## What is expected
For the copy, please give all of the data again exactly and leave the pictures out.

## Data for the task
++++++++++++++++++++

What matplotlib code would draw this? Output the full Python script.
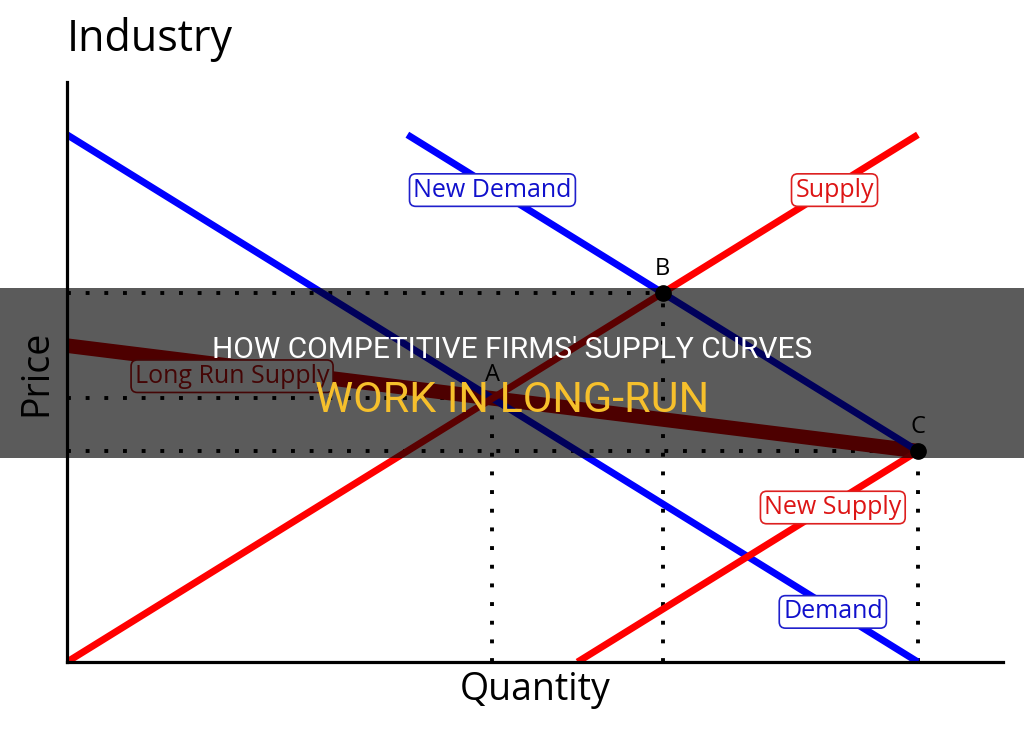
import matplotlib
matplotlib.use("Agg")
import matplotlib.pyplot as plt
from matplotlib.patches import Rectangle

# ---- data (quantity, price) ----
demand_x = [0, 10]
demand_y = [10, 0]
supply_x = [0, 10]
supply_y = [0, 10]
new_demand_x = [4, 10]
new_demand_y = [10, 4]
new_supply_x = [6, 10]
new_supply_y = [0, 4]
lrs_x = [0, 10]
lrs_y = [6, 4]
point_names = ["A", "B", "C"]
point_x = [5, 7, 10]
point_y = [5, 7, 4]
dotted_points = [(5, 5), (7, 7), (10, 4)]

title_line1 = "HOW COMPETITIVE FIRMS' SUPPLY CURVES"
title_line2 = "WORK IN LONG-RUN"

W, H = 1024, 731
fig = plt.figure(figsize=(W / 100, H / 100), dpi=100)
fig.patch.set_facecolor("white")

font = ["Open Sans", "DejaVu Sans"]

# axes: x 0->67px, 11->1003px ; y 0->662px, 11->82px
ax_l, ax_r = 67, 1003
ax_b, ax_t = 662, 82
ax = fig.add_axes([ax_l / W, (H - ax_b) / H, (ax_r - ax_l) / W, (ax_b - ax_t) / H])
ax.set_xlim(0, 11)
ax.set_ylim(0, 11)
for s in ["top", "right"]:
    ax.spines[s].set_visible(False)
for s in ["left", "bottom"]:
    ax.spines[s].set_linewidth(2.3)
    ax.spines[s].set_color("black")
    ax.spines[s].set_zorder(6)
ax.set_xticks([])
ax.set_yticks([])

BLUE = "#0000ff"
RED = "#ff0000"
LRS = "#d80000"

# dotted guides
dot_style = dict(color="black", lw=2.8, linestyle=(0, (1, 3.8)), dash_capstyle="butt", zorder=1)
for (px, py) in dotted_points:
    ax.plot([0, px], [py, py], **dot_style)
    ax.plot([px, px], [0, py], **dot_style)

ax.plot(lrs_x, lrs_y, color=LRS, lw=10.5, solid_capstyle="butt", zorder=2)
ax.plot(demand_x, demand_y, color=BLUE, lw=5, solid_capstyle="butt", zorder=3)
ax.plot(new_demand_x, new_demand_y, color=BLUE, lw=5, solid_capstyle="butt", zorder=3)
ax.plot(supply_x, supply_y, color=RED, lw=5, solid_capstyle="butt", zorder=3)
ax.plot(new_supply_x, new_supply_y, color=RED, lw=5, solid_capstyle="butt", zorder=3)

ax.plot(point_x[1:], point_y[1:], "o", color="black", ms=11, zorder=5, clip_on=False)

offsets = {"A": (0, 0.45), "B": (0, 0.45), "C": (0, 0.45)}
for n, x, y in zip(point_names, point_x, point_y):
    dx, dy = offsets[n]
    ax.text(x + dx, y + dy, n, ha="center", va="center", fontsize=17,
            family=font, color="black", zorder=5)

def boxed(x, y, s, col, ec):
    ax.text(x, y, s, ha="center", va="center", fontsize=18, family=font, color=col,
            zorder=7,
            bbox=dict(boxstyle="round,pad=0.15,rounding_size=0.25", fc="white", ec=ec, lw=1.2))

boxed(5.0, 8.95, "New Demand", "#1010cc", "#2020cc")
boxed(9.02, 8.95, "Supply", "#dd1515", "#dd2020")
boxed(1.94, 5.42, "Long Run Supply", "#c01010", "#c01010")
boxed(9.0, 2.93, "New Supply", "#dd1515", "#dd2020")
boxed(9.0, 0.95, "Demand", "#1010cc", "#2020cc")

# axis titles and header
fig.text(67 / W, 1 - 40 / H, "Industry", ha="left", va="center", fontsize=31, family=font)
fig.text(535 / W, 1 - 690 / H, "Quantity", ha="center", va="center", fontsize=27, family=font)
fig.text(36 / W, 1 - 373 / H, "Price", ha="center", va="center", fontsize=27,
         rotation=90, family=font)

# banner
fig.patches.append(Rectangle((0, 1 - 458 / H), 1, (458 - 288) / H, transform=fig.transFigure,
                             facecolor="black", alpha=0.645, edgecolor="none", zorder=20))
tfont = ["Roboto", "DejaVu Sans"]
fig.text(0.5, 1 - 350 / H, title_line1, ha="center", va="center", fontsize=21.5,
         color="white", family=tfont, zorder=21)
fig.text(0.5, 1 - 400 / H, title_line2, ha="center", va="center", fontsize=31,
         color="#f6c02c", family=tfont, zorder=21)

fig.savefig("out.png", dpi=100)
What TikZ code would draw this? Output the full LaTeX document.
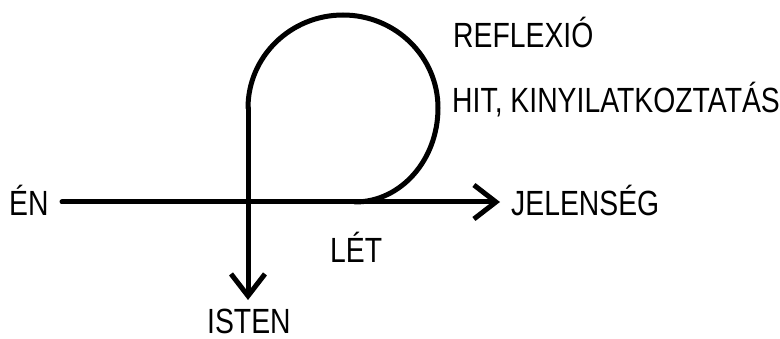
\documentclass[tikz,border=0pt]{standalone}
\usepackage{fontspec}
\setmainfont{Liberation Sans}[FakeStretch=0.81]
\usetikzlibrary{arrows.meta, positioning}

\begin{document}
\begin{tikzpicture}[
  x=1pt, y=1pt,
  lbl/.style={anchor=base west, inner sep=0pt,
              font=\fontsize{35}{35}\selectfont},
  ln/.style={line width=5pt, line cap=round},
  arr/.style={ln, -{Straight Barb[length=22pt, width=34pt]}},
]
\useasboundingbox (0,0) rectangle (780,338);

% labels
\node[lbl] (EN)   at (9,123)   {ÉN};
\node[lbl] (JEL)  at (511,123) {JELENSÉG};
\node[lbl] (LET)  at (330,76)  {LÉT};
\node[lbl] (IST)  at (207,5)   {ISTEN};
\node[lbl] (REF)  at (453,290) {REFLEXIÓ};
\node[lbl] (HIT)  at (452,225) {HIT, KINYILATKOZTATÁS};

% line ends
\coordinate (EN0)  at (62,136);
\coordinate (JEL0) at (500,136);
\coordinate (LOOP) at (248,230);
\coordinate (IST0) at (248,38);

\draw[arr] (EN0) -- (JEL0);
\draw[arr] (LOOP) -- (IST0);
\draw[ln] (LOOP) arc[start angle=180, end angle=0, x radius=95, y radius=93]
          arc[start angle=0, end angle=-90, x radius=83, y radius=94];
\end{tikzpicture}
\end{document}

++++++++++++++++++++

## Final answer
What matplotlib code would draw this? Output the full Python script.
import matplotlib
matplotlib.use("Agg")
import matplotlib.pyplot as plt
from matplotlib.patches import Rectangle

# ---- data (quantity, price) ----
demand_x = [0, 10]
demand_y = [10, 0]
supply_x = [0, 10]
supply_y = [0, 10]
new_demand_x = [4, 10]
new_demand_y = [10, 4]
new_supply_x = [6, 10]
new_supply_y = [0, 4]
lrs_x = [0, 10]
lrs_y = [6, 4]
point_names = ["A", "B", "C"]
point_x = [5, 7, 10]
point_y = [5, 7, 4]
dotted_points = [(5, 5), (7, 7), (10, 4)]

title_line1 = "HOW COMPETITIVE FIRMS' SUPPLY CURVES"
title_line2 = "WORK IN LONG-RUN"

W, H = 1024, 731
fig = plt.figure(figsize=(W / 100, H / 100), dpi=100)
fig.patch.set_facecolor("white")

font = ["Open Sans", "DejaVu Sans"]

# axes: x 0->67px, 11->1003px ; y 0->662px, 11->82px
ax_l, ax_r = 67, 1003
ax_b, ax_t = 662, 82
ax = fig.add_axes([ax_l / W, (H - ax_b) / H, (ax_r - ax_l) / W, (ax_b - ax_t) / H])
ax.set_xlim(0, 11)
ax.set_ylim(0, 11)
for s in ["top", "right"]:
    ax.spines[s].set_visible(False)
for s in ["left", "bottom"]:
    ax.spines[s].set_linewidth(2.3)
    ax.spines[s].set_color("black")
    ax.spines[s].set_zorder(6)
ax.set_xticks([])
ax.set_yticks([])

BLUE = "#0000ff"
RED = "#ff0000"
LRS = "#d80000"

# dotted guides
dot_style = dict(color="black", lw=2.8, linestyle=(0, (1, 3.8)), dash_capstyle="butt", zorder=1)
for (px, py) in dotted_points:
    ax.plot([0, px], [py, py], **dot_style)
    ax.plot([px, px], [0, py], **dot_style)

ax.plot(lrs_x, lrs_y, color=LRS, lw=10.5, solid_capstyle="butt", zorder=2)
ax.plot(demand_x, demand_y, color=BLUE, lw=5, solid_capstyle="butt", zorder=3)
ax.plot(new_demand_x, new_demand_y, color=BLUE, lw=5, solid_capstyle="butt", zorder=3)
ax.plot(supply_x, supply_y, color=RED, lw=5, solid_capstyle="butt", zorder=3)
ax.plot(new_supply_x, new_supply_y, color=RED, lw=5, solid_capstyle="butt", zorder=3)

ax.plot(point_x[1:], point_y[1:], "o", color="black", ms=11, zorder=5, clip_on=False)

offsets = {"A": (0, 0.45), "B": (0, 0.45), "C": (0, 0.45)}
for n, x, y in zip(point_names, point_x, point_y):
    dx, dy = offsets[n]
    ax.text(x + dx, y + dy, n, ha="center", va="center", fontsize=17,
            family=font, color="black", zorder=5)

def boxed(x, y, s, col, ec):
    ax.text(x, y, s, ha="center", va="center", fontsize=18, family=font, color=col,
            zorder=7,
            bbox=dict(boxstyle="round,pad=0.15,rounding_size=0.25", fc="white", ec=ec, lw=1.2))

boxed(5.0, 8.95, "New Demand", "#1010cc", "#2020cc")
boxed(9.02, 8.95, "Supply", "#dd1515", "#dd2020")
boxed(1.94, 5.42, "Long Run Supply", "#c01010", "#c01010")
boxed(9.0, 2.93, "New Supply", "#dd1515", "#dd2020")
boxed(9.0, 0.95, "Demand", "#1010cc", "#2020cc")

# axis titles and header
fig.text(67 / W, 1 - 40 / H, "Industry", ha="left", va="center", fontsize=31, family=font)
fig.text(535 / W, 1 - 690 / H, "Quantity", ha="center", va="center", fontsize=27, family=font)
fig.text(36 / W, 1 - 373 / H, "Price", ha="center", va="center", fontsize=27,
         rotation=90, family=font)

# banner
fig.patches.append(Rectangle((0, 1 - 458 / H), 1, (458 - 288) / H, transform=fig.transFigure,
                             facecolor="black", alpha=0.645, edgecolor="none", zorder=20))
tfont = ["Roboto", "DejaVu Sans"]
fig.text(0.5, 1 - 350 / H, title_line1, ha="center", va="center", fontsize=21.5,
         color="white", family=tfont, zorder=21)
fig.text(0.5, 1 - 400 / H, title_line2, ha="center", va="center", fontsize=31,
         color="#f6c02c", family=tfont, zorder=21)

fig.savefig("out.png", dpi=100)
What TikZ code would draw this? Output the full LaTeX document.
\documentclass[tikz,border=0pt]{standalone}
\usepackage{fontspec}
\setmainfont{Liberation Sans}[FakeStretch=0.81]
\usetikzlibrary{arrows.meta, positioning}

\begin{document}
\begin{tikzpicture}[
  x=1pt, y=1pt,
  lbl/.style={anchor=base west, inner sep=0pt,
              font=\fontsize{35}{35}\selectfont},
  ln/.style={line width=5pt, line cap=round},
  arr/.style={ln, -{Straight Barb[length=22pt, width=34pt]}},
]
\useasboundingbox (0,0) rectangle (780,338);

% labels
\node[lbl] (EN)   at (9,123)   {ÉN};
\node[lbl] (JEL)  at (511,123) {JELENSÉG};
\node[lbl] (LET)  at (330,76)  {LÉT};
\node[lbl] (IST)  at (207,5)   {ISTEN};
\node[lbl] (REF)  at (453,290) {REFLEXIÓ};
\node[lbl] (HIT)  at (452,225) {HIT, KINYILATKOZTATÁS};

% line ends
\coordinate (EN0)  at (62,136);
\coordinate (JEL0) at (500,136);
\coordinate (LOOP) at (248,230);
\coordinate (IST0) at (248,38);

\draw[arr] (EN0) -- (JEL0);
\draw[arr] (LOOP) -- (IST0);
\draw[ln] (LOOP) arc[start angle=180, end angle=0, x radius=95, y radius=93]
          arc[start angle=0, end angle=-90, x radius=83, y radius=94];
\end{tikzpicture}
\end{document}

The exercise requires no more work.